Middle-Eastern breed of sheep

The Awassi is a breed of dairy sheep of Near-Eastern fat-tailed type. It is the most widely distributed non-European dairy breed. It is known by many names, among them Arab, Baladi, Deiri, Gezirieh, Ivesi, Shami and Syrian. It is usually white with brown head and legs.

== History ==

The Awassi is a traditional breed of dairy sheep of Near-Eastern fat-tailed type. Its origins are unknown, but it is thought to originate in the historic region of Mesopotamia – the area between the Euphrates and Tigris rivers, now in modern Iraq and Syria. The breed name is thought to derive from that of Al-ʿAwās, a Bedouin tribe of northern Syria. It is the most widely distributed non-European dairy breed and the most numerous sheep breed of south-west Asia. It is the principal sheep of Iraq and Syria and the only indigenous sheep of Israel, Palestine, Jordan and Lebanon.

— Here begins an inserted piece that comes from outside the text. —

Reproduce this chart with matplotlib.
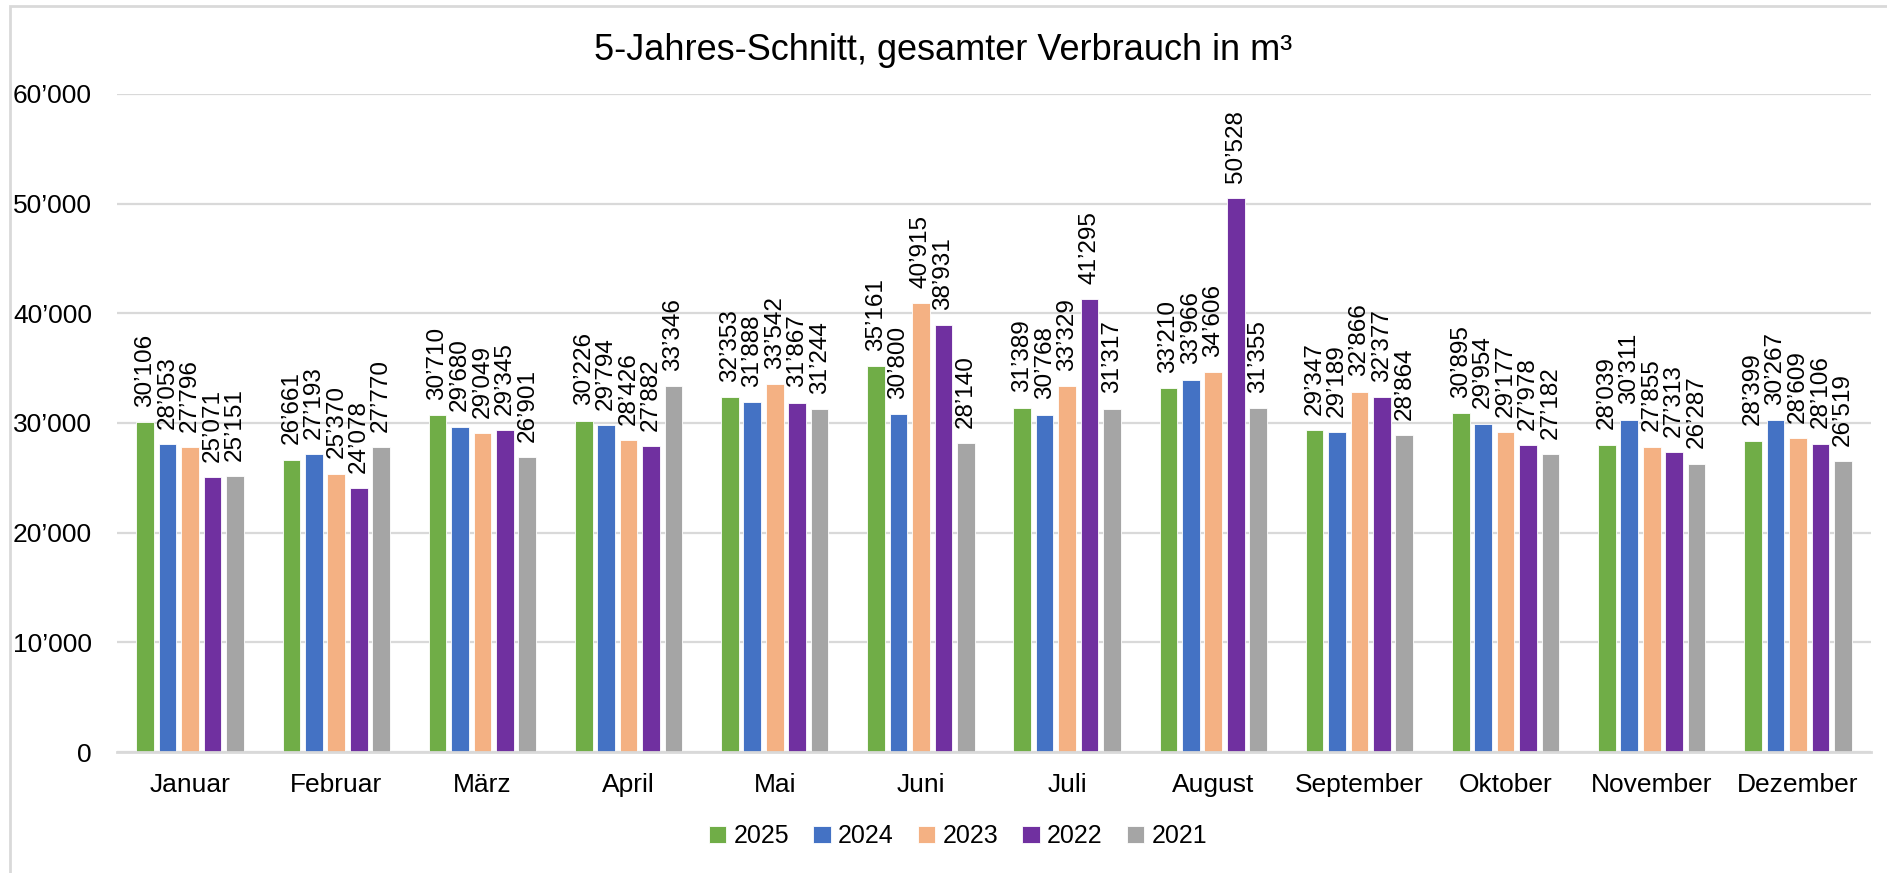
import matplotlib
matplotlib.use("Agg")
import matplotlib.pyplot as plt
import numpy as np
from matplotlib.patches import Rectangle

plt.rcParams['font.family'] = ['Liberation Sans', 'DejaVu Sans']

months = ["Januar", "Februar", "März", "April", "Mai", "Juni", "Juli",
          "August", "September", "Oktober", "November", "Dezember"]
years = ["2025", "2024", "2023", "2022", "2021"]
colors = ["#70AD47", "#4472C4", "#F4B183", "#7030A0", "#A5A5A5"]

v2025 = [30106, 26661, 30710, 30226, 32353, 35161, 31389, 33210, 29347, 30895, 28039, 28399]
v2024 = [28053, 27193, 29680, 29794, 31888, 30800, 30768, 33966, 29189, 29954, 30311, 30267]
v2023 = [27796, 25370, 29049, 28426, 33542, 40915, 33329, 34606, 32866, 29177, 27855, 28609]
v2022 = [25071, 24078, 29345, 27882, 31867, 38931, 41295, 50528, 32377, 27978, 27313, 28106]
v2021 = [25151, 27770, 26901, 33346, 31244, 28140, 31317, 31355, 28864, 27182, 26287, 26519]
series = [v2025, v2024, v2023, v2022, v2021]


def fmt(v):
    return f"{v:,.0f}".replace(",", "\u2019")


fig = plt.figure(figsize=(18.87, 8.73), dpi=100)
ax = fig.add_axes([117 / 1887, 1 - 752 / 873, (1871 - 117) / 1887, (752 - 94) / 873])

x = np.arange(len(months))
w = 1 / 8.27
pitch = 1.27 * w
for i, (vals, c, yr) in enumerate(zip(series, colors, years)):
    pos = x + (i - 2) * pitch
    bars = ax.bar(pos, vals, width=w, color=c, edgecolor="white", linewidth=0.6, label=yr, zorder=3)
    for b, v in zip(bars, vals):
        ax.annotate(fmt(v), (b.get_x() + b.get_width() / 2, v), xytext=(0, 11),
                    textcoords="offset points", rotation=90, ha="center", va="bottom",
                    fontsize=17.5, color="black")

ax.set_xlim(-0.5, len(months) - 0.5)
ax.set_ylim(0, 60000)
ax.set_yticks(np.arange(0, 60001, 10000))
ax.set_yticklabels([fmt(t) for t in np.arange(0, 60001, 10000)], fontsize=19)
ax.set_xticks(x)
ax.set_xticklabels(months, fontsize=19)
ax.tick_params(axis="both", length=0)
ax.tick_params(axis="x", pad=15)
ax.tick_params(axis="y", pad=18)
ax.grid(axis="y", color="#D9D9D9", linewidth=1.6, zorder=0)
for s in ["left", "right", "top"]:
    ax.spines[s].set_visible(False)
ax.spines["bottom"].set_color("#D9D9D9")
ax.spines["bottom"].set_linewidth(2)
ax.spines["bottom"].set_zorder(4)

fig.text(0.5, 1 - 51 / 873, "5-Jahres-Schnitt, gesamter Verbrauch in m\u00b3",
         ha="center", va="center", fontsize=26)

fig.legend(loc="center", bbox_to_anchor=(958 / 1887, 1 - 836 / 873), ncol=5,
           frameon=False, fontsize=18, handlelength=0.7, handleheight=0.7,
           handletextpad=0.3, columnspacing=0.95)

# chart border
fig.patches.append(Rectangle((10 / 1887, -0.1), 1.2, 0.1 + (873 - 6) / 873,
                             transform=fig.transFigure, fill=False,
                             edgecolor="#D9D9D9", linewidth=2))

fig.savefig("out.png", dpi=100)
plt.close(fig)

It is reportedly present in eighteen countries in Africa, Asia and Europe, with a total population estimated in 2024 at 2.85 million head. The largest population is reported by Turkey, where the Ivesi numbers approximately 1.7±– million head; other substantial populations are in Palestine (over 360000) and Lebanon (about 200000). A population in Syria of approximately 13.5 million head was reported in 2006.

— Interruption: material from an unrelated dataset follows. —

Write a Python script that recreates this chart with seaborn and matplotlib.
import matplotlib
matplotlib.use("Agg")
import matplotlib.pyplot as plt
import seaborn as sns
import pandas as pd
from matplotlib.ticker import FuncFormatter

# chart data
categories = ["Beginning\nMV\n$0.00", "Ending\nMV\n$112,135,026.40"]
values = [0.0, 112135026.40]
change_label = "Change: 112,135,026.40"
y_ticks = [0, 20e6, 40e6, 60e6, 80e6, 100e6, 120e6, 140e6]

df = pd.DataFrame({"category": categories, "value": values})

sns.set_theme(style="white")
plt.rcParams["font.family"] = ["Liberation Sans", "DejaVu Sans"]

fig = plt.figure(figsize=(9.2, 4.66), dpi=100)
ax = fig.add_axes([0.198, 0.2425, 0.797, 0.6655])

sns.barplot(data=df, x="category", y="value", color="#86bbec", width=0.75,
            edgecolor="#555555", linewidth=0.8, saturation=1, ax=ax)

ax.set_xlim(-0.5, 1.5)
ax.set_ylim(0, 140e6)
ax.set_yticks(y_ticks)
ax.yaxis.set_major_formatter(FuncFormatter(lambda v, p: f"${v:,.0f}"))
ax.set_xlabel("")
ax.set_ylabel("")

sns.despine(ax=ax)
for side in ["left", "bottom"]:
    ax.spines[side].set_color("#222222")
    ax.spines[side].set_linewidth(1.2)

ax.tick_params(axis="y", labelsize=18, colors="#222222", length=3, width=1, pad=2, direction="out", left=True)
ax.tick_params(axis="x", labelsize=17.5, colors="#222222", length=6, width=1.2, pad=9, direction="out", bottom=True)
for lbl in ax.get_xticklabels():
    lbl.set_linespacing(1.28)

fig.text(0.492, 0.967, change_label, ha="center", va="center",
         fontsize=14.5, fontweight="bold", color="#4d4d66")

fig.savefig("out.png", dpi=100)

It has contributed to the development of several modern breeds, among them the Assaf, Israeli Awassi, Pak Awassi, Neimi and Shafali.

The whole genome of Awassi rams in Jordan was re-sequenced in 2020, and that of ewes in the same country in 2021.

== Characteristics ==

The Awassi is of moderate size, with average weights of 68 kg for ewes and 70 kg for rams; average heights are 50 cm and 76 cm respectively. The usual colouring is white with brown head and legs; the face may also be white, grey, black or spotted, and a solid-coloured brown or black coat occasionally occurs. The facial profile is convex and the ears pendulous. Rams are normally horned, ewes more often polled. Hyperthermia causes the fertility of rams to fall during the hot summer months, but it recovers rapidly when temperatures fall in the autumn.

== Use ==

Although the Awassi is considered a dairy sheep, it is commonly reared for meat, for milk and for wool. In Syria it supplies all the wool, about 30% of all milk and about 80% of all red meat. In Iraq it is raised principally for meat.